Hayne's carries a repair manual on the Stanza that includes information on your model. Not a lot ... but some. They're around $18. Some immediate things to check. Do you have spark? Are the fusible links in tact?


----------



## Darth86Wagon (Oct 15, 2005)

de2r said:


> Hayne's carries a repair manual on the Stanza that includes information on your model. Not a lot ... but some. They're around $18. Some immediate things to check. Do you have spark? Are the fusible links in tact?


Where are the fusable links?? I found some relays near the fuse box....


----------



## de2r (Aug 6, 2005)

They should be located adjacent to the battery.


----------



## Macc (Jul 4, 2005)

Since it runs for a few seconds with starting fluid it sounds like it has to be something with fuel delivery. To begin with, since the problem happened right after the new battery was installed check all fuses (and relays). Does that have an in-tank fuel pump? If so, try banging on the bottom of the tank. Sometimes this will get a bad fuel pump to work temporarily (due to dead spots in the motor). You might also try jumping the fuel pump directly or undo the line to see if fuel is flowing (a pressure test would be best). Some other possibilities are; clogged fuel filter, rollover fuel cut off switch bad (if it has one), and if it has an alarm system something could be wacky (maybe try unhooking the battery and reintall). Good Luck! Let us know what you find.


----------



## Darth86Wagon (Oct 15, 2005)

Macc said:


> Since it runs for a few seconds with starting fluid it sounds like it has to be something with fuel delivery. To begin with, since the problem happened right after the new battery was installed check all fuses (and relays). Does that have an in-tank fuel pump? If so, try banging on the bottom of the tank. Sometimes this will get a bad fuel pump to work temporarily (due to dead spots in the motor). You might also try jumping the fuel pump directly or undo the line to see if fuel is flowing (a pressure test would be best). Some other possibilities are; clogged fuel filter, rollover fuel cut off switch bad (if it has one), and if it has an alarm system something could be wacky (maybe try unhooking the battery and reintall). Good Luck! Let us know what you find.

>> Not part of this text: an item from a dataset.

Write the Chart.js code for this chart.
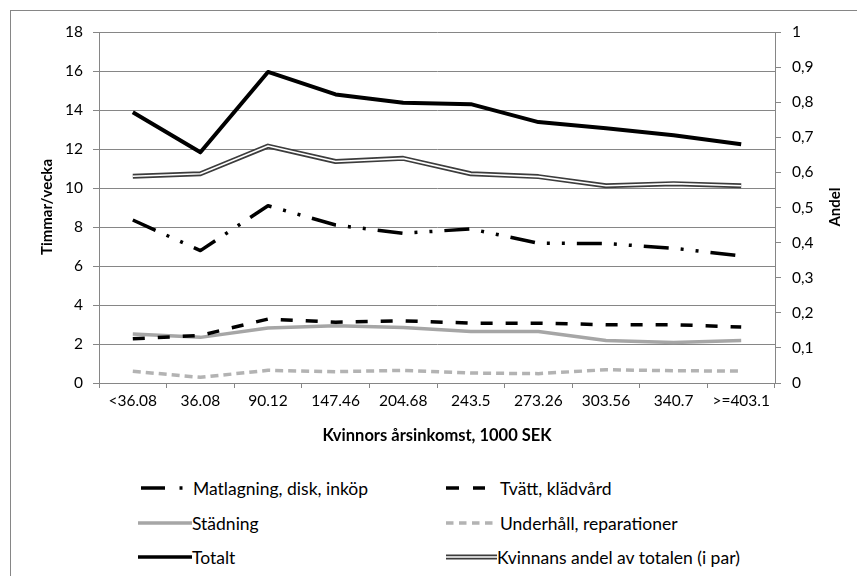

You can hear the fuel pump running when the key is on. Pulled a fuel line and gas pumps out, so not a "filter" issue. Tank is full. It has fire due to it running on starting fluid. Seems to be something electrical, maybe to do with firing the injectors??? Have un-installed the batt several times... All great ideas though...Please keep them coming........ Thanks


----------



## Macc (Jul 4, 2005)

Even though the pump runs and fuel comes out it might not be enough pressure/volume. Could be a bad fuel pressure regulator (stuck open) so that the injectors don't have enough pressure to work. A pressure test would help to rule out alot of potentials. Check to see if there is an ecm(computer) relay/fuse. If the relay is going bad it can shut down various components such as the injectors. Also check/clean any grounds related to the injector circuit, ecm etc. Good Luck!


----------